Now it looks like one of the staples of the last century - cars - are on the outs, with Norway announcing that its capital will be permanently car-free by 2019.
The news comes just weeks after cars were banned from the Paris CBD for a day in an effort to give its citizens a rest from the "noise, pollution, and stress". Organised as part of European Mobility Week last month, the initiative saw 246 cities, towns, and boroughs from 14 countries across Europe sign up to go carless for a day, including Budapest in Hungary, Lisbon in Portugal, and Stockholm in Sweden.
While a car-free day a year is a nice gesture, it's not exactly going to make much of a difference to the health of a city's people and environment in the grand scheme of things. So Norway wants to take things a step further.
"We want to have a car-free centre," Lan Marie Nguyen Berg, lead negotiator for the Green Party in Oslo, told reporters yesterday. "We want to make it better for pedestrians, cyclists. It will be better for shops and everyone."
Right now, of the 600,000 residents in Oslo, 350,000 of them own cars and 90,000 work in the CBD, so city officials now have four years to offer up appealing transport options.

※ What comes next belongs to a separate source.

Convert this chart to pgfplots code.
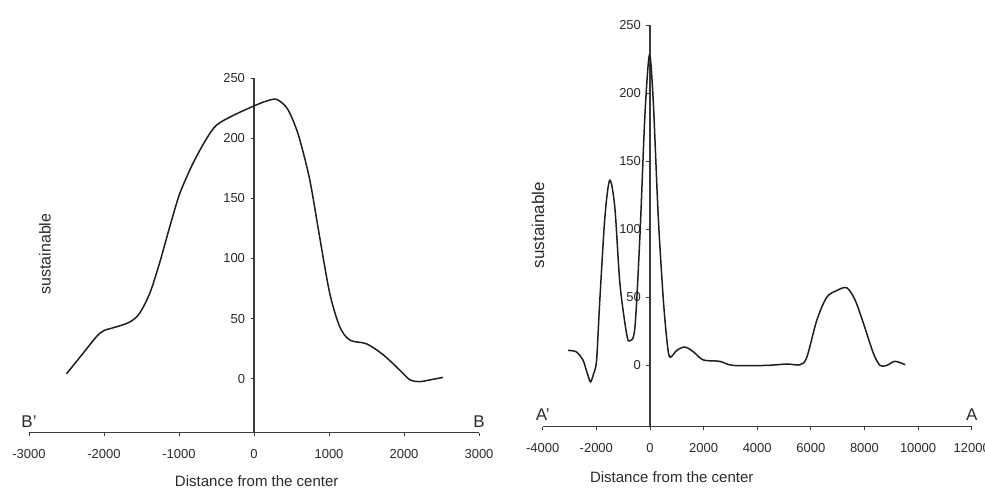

Reuters reports that the local council has committed to build at least 60 kilometres (37 miles) of new bicycle lanes, and provide a "massive boost" of investment in public transport.
Public buses and trams will still be permitted, plus cars for disabled people and approved supply trucks.
"Oslo's municipal authorities hope to reduce greenhouse gas emissions in five years to 50 percent of what they were back in 1990," Amy X. Wang writes for Quartz. "By 2019, it also aims to cut automobile traffic across the entire city - not just the city centre - to 20 percent."
While those are certainly worthwhile goals, the plan has been met with concern from shop owners who will soon find their premises in a car-free zone, some saying they're at risk of losing revenue if people can't drive there. But the plan is going ahead nonetheless.
As Adele Peters reported for Fast Company earlier this year, Madrid in Spain has been progressively expanding its car-free zone, redesigning 24 of its busiest streets for walking, not driving, and the streets of a new satellite city planned for Southwest China - called Chengdu - have been designed so you can walk to any location in just 15 minutes. It's not likely that car-loving cities like Sydney, Australia will follow suit any time soon, but if driverless and electric cars live up to their potential, maybe they won't have to.